I had the very good fortune to attend President Obama’s clean energy speech at MIT yesterday. I was extremely excited to be in the room, yet left disappointed in the lack of new commitments and jingoistic tone set by President Obama.
The theme of the speech was innovation, geared toward the research oriented host, MIT. Much was made of the pioneering identity of Americans, and our capacity for discovery and leadership. The frontier for the 21st century is the transition to clean energy. Obama expressed a certainty that the US has not lost its capacity to lead innovation, and that we can maintain world economic dominance by investing in clean energy. He referred to clean energy as a “peaceful competition” that will determine the leaders of the global economy. His belief that clean energy technology is the key to economic prosperity was inspiring and reassuring to me.
My concern is that the speech set Americans apart from the rest of the world in a competition, rather than affirming the need for global cooperation. Using economic prosperity as a reason to transition away from fossil fuel is an important rhetoric for standing up to industrial skeptics that believe that regulation of fossil fuels will hurt our economy. However the best chance for preventing climate change requires multilateral cooperation. By using the rhetoric of competition Obama is setting the US on a course that denies the importance of collective international action.

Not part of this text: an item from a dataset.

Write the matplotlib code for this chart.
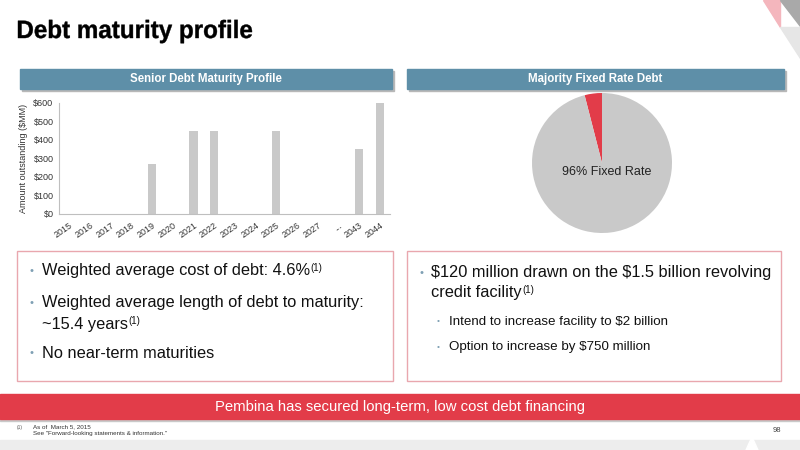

The best motivation for innovation is economic efficiency. The externalized environmental costs of fossil fuels prevent such efficiencies from being recognized. However piecemeal unilateral regulations are unlikely to effectively internalize the environmental costs in a globalized economy. To truly encourage innovation, economic incentives need to be set on a level playing field internationally. This may not increase US advantages, but it will increase the profit incentives for our industries to achieve the desired transition. Having faith in America’s pioneering capacity to innovate should not prevent us from participating in international cooperative efforts to create a coherent and rational economic signal that the carbon economy is coming to an end. America may lead the world in innovation, but it should not attempt to do so without cooperating in a global carbon regulation regime that incentivizes the transition. Obama’s failure to use this speech as an opportunity to rally Americans around the goal of setting a meaningful international policy on carbon in Copenhagen was a disappointment.